And I thought I was going to get my thread started on the OODA Loop, but this distracted me. Okay, here goes.

Most of the criticism about 4GW revolves around it's extremely shaky foundations as a theoretical construct, an analytical lens, or any number of uses as tool for understanding military history. Okay, ALL OF THESE CRITICISMS ARE VALID. But the 4GW characterization was never intended for the uses that so many appear to attribute to it.

Look, if this was a serious historical construct, it would not have been published in the Marine Corps Gazette. It would have shown up in a scholarly journal.

Okay, I was pretty much in thick with John Schmitt and Bill Lind at the time the original 4GW article was published and got to know G.I. Wilson and Keith Nightengale much later. So let me provide some context so you can understand the purposes of the original authors, at least from my perspective.

First of all, the "three generations of war" was pretty slick shorthand for charaterizing tactics and command and control. In other words, they were intended as labels. Extremely simplistic labels. But using them, one could describe what one saw on the battlefield. For example, The ROK Marines are a first generation ground force. Tactics of line and column, culture of control, extreme hierarchical command on the Frederickan mold. Discipline enforced by liberal doses of corporal punishment. I say "first generation" and everybody understands--I don't have to describe much more of the basics but can then dive into the details.

Regarding the so-called "linear progression" of the generations, it's true--it's doesn't work. Bruce Gudmudsson calls the development of 2nd and 3rd Generation warfare as "the fork in the road" in his book, On Infantry (Revised Edition). He was doing this pretty early on as I recall him saying this when Bill, Bruce, and I were doing the "Modern War" television show in the Spring of 1994. When "first generation" wasn't working due to the requirement for open order tactics, you saw this split--a focus on firepower at the expense of maneuver and still the rigid culture of order left from the first generation (this is 2nd Gen)...and then what we term as MW (3GW). Lord knows, it's a terrible labeling scheme. Just like the term "maneuver warfare." It was a bumper sticker, and it stuck, showing up in Marine Corps correspondence courses like MCI 7400 WARFIGHING SKILLS PROGRAM.

But I need to emphasize--these generational characterizations were labels applied to descriptions of tactics and C2. It took TX Hammes to flesh them out a great deal in The Sling and Stone and put the historical backdrop behind them and provide an air of historical/analytical basis where none existed before. Should he have done this? I'll let you debate it. We in the field Marine units could have given a rat's *ss. We liked the shorthand labels.

Then came 4GW. It was Bill's label. And the paradox of it was that it didn't describe a tactical or command and control method at all. It described social conditions leading to the value systems of the warriors and explained how traditional operational art and military strategy wasn't going to be sufficient against these people. So why did Bill label it this way? I can only guess--because as soon as you describe 4GW in response to a question, the next question is what are the other three generations.
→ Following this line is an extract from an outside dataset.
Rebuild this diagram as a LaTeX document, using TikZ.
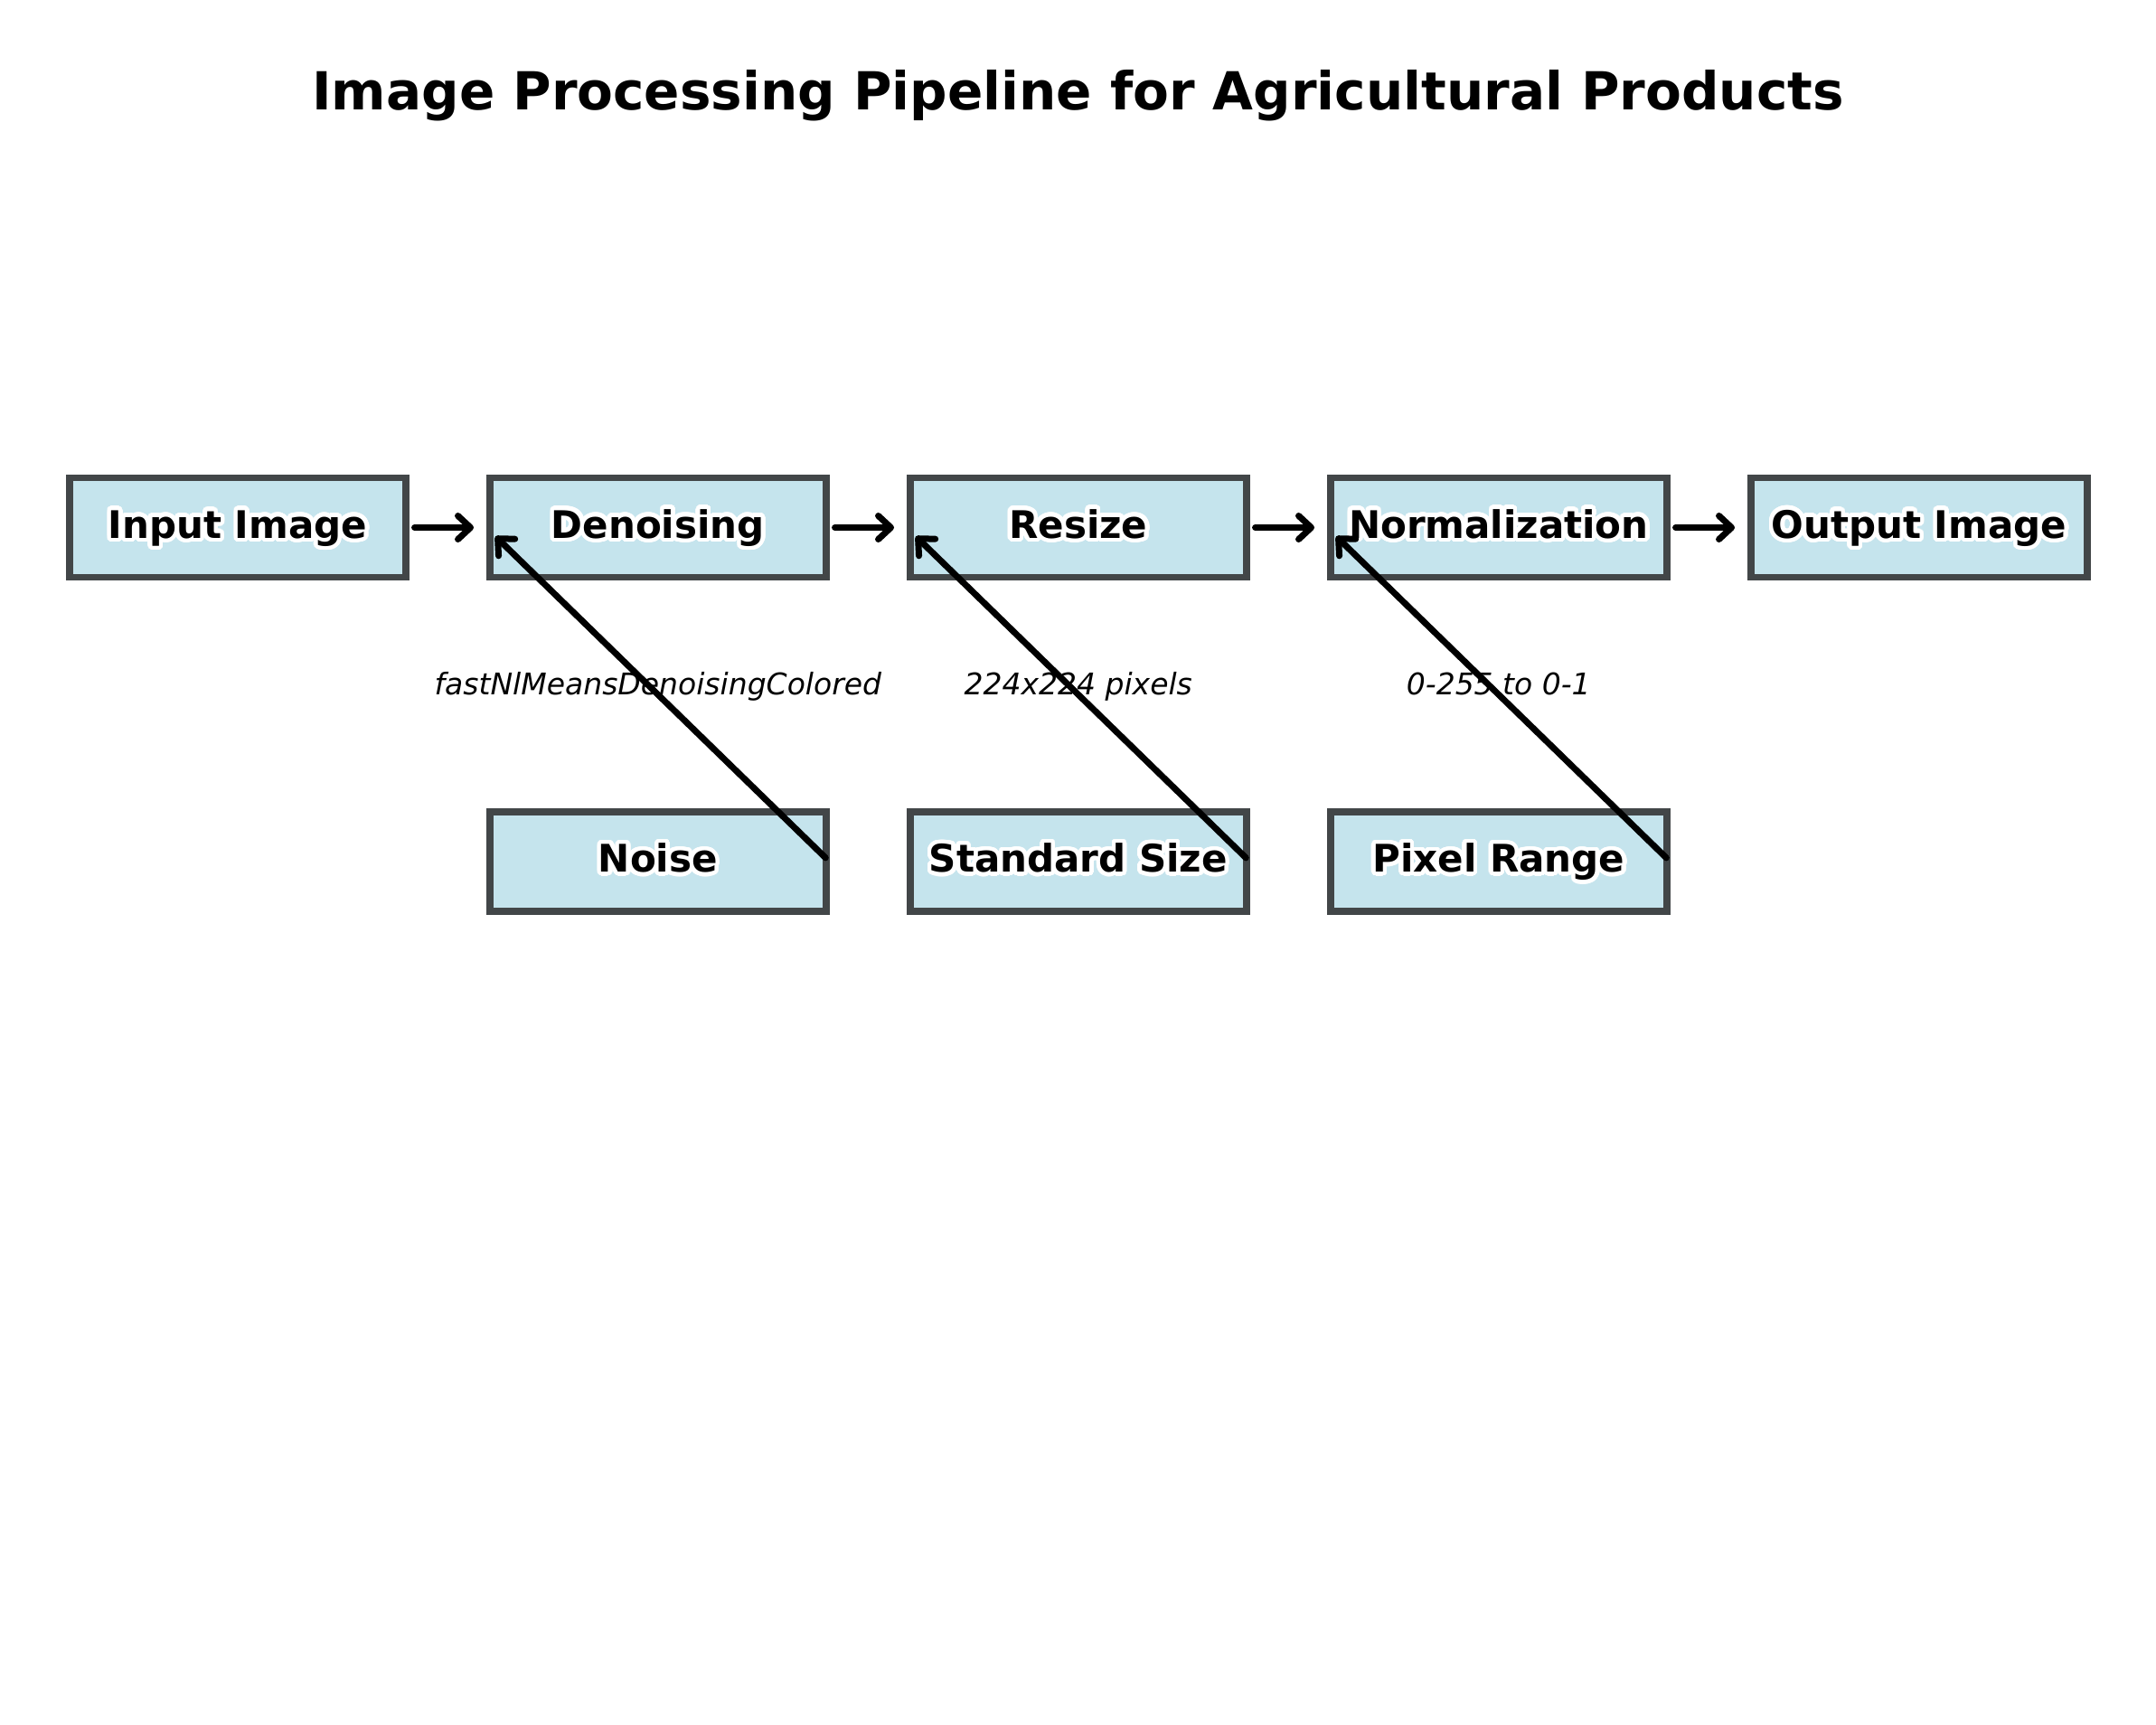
\documentclass[tikz,border=0pt]{standalone}
\usepackage{fontspec}
\setmainfont{DejaVu Sans}
\usepackage{contour}
\contourlength{4.5pt}
\contournumber{40}
\usetikzlibrary{arrows.meta}
\definecolor{boxfill}{RGB}{197,228,237}
\definecolor{boxedge}{RGB}{66,70,72}
\begin{document}
\begin{tikzpicture}[x=1pt,y=-1pt,
 procbox/.style={draw=boxedge, fill=boxfill, line width=7.5pt, minimum width=372pt, minimum height=110pt, inner sep=0pt, text height=31pt, text depth=8pt, font=\fontsize{42}{50}\selectfont\bfseries},
 flow/.style={line width=7pt, line cap=round, line join=round, -{Straight Barb[length=14pt,width=26pt,round]}, shorten <=6pt, shorten >=14pt},
 lbl/.style={anchor=base, inner sep=0pt, font=\fontsize{33}{40}\selectfont\itshape}]
\useasboundingbox (0,0) rectangle (2385,1907);
\node[anchor=base, inner sep=0pt, font=\fontsize{58}{70}\selectfont\bfseries] (title) at (1192.5,121.7) {Image Processing Pipeline for Agricultural Products};
\node[procbox] (input) at (262.8,583.5) {\contour{white}{Input Image}};
\node[procbox] (denoise) at (727.8,583.5) {\contour{white}{Denoising}};
\node[procbox] (resize) at (1192.8,583.5) {\contour{white}{Resize}};
\node[procbox] (norm) at (1657.8,583.5) {\contour{white}{Normalization}};
\node[procbox] (output) at (2122.8,583.5) {\contour{white}{Output Image}};
\node[procbox] (noise) at (727.8,953) {\contour{white}{Noise}};
\node[procbox] (size) at (1192.8,953) {\contour{white}{Standard Size}};
\node[procbox] (range) at (1657.8,953) {\contour{white}{Pixel Range}};
\node[lbl] (l1) at (727.8,768) {fastNlMeansDenoisingColored};
\node[lbl] (l2) at (1192.8,768) {224x224 pixels};
\node[lbl] (l3) at (1657.8,768) {0-255 to 0-1};
\draw[flow] (input) -- (denoise);
\draw[flow] (denoise) -- (resize);
\draw[flow] (resize) -- (norm);
\draw[flow] (norm) -- (output);
\draw[flow] (noise.east) -- (denoise.west);
\draw[flow] (size.east) -- (resize.west);
\draw[flow] (range.east) -- (norm.west);
\end{tikzpicture}
\end{document}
And then you get the short course in the development of MW.

I'm not defending this. It's just how I perceived it at the time.

Now, the caveat. I'm a believer in the concept, although I agree with Echevarria that the term has become too synonymous with the idea of insurgency in general (blame TX Hammes in The Sling and the Stone which changed the original meaning of 4GW) and Iraq in particular (and Lind's "On War' columns in Military.com may have had something to do with that). I still adhere to the original conceptions as outlined in the earlier articles. Hammes' 5GW is more akin to what the original authors envisioned, although they didn't see the potential for "super-empowerment" as we now conceive of it.

But 4GW was still a label to describe a condition. It wasn't intended for the historians. It wasn't created for the defense analysts. It wasn't meant for the academics. It was for the field Marines who needed a shorthand term to describe the Cartels, the Somalia clans, the warring tribes and families, etc. To basically mean that pure military force wasn't going work against these characters. In that sense this bumper sticker label still works, even though the numbering system is misleading and the idea of "generations" just doesn't hold throughout under any serious historical investigation or analysis. Remember, this is the Marine Corps. "It's easy to be hard, and hard to be smart." And the corollary: "I'm not smart, and you can't make me." I'll just leave it at that. I'm not defending it, but I'm explaining it.

So, the bottom line up front for you non-jarhead types: This was never intended for you. Not really. Not originally.

Of course, the proponents--Bill Lind among them--were only too happy to see this particular genie escape the lamp and cause all kinds of debate and rhetorical havoc. And I think it's been a good thing for all the reasons we've seen in other threads about MW. People have to ask questions and defend their points of view...and constantly rethink their assumptions.

This is no doubt a gross summary/oversimplification of nearly twenty years of serious thought and discussion, but I thought I'd open up this particular Pandora's Box since CavGuy started this thread.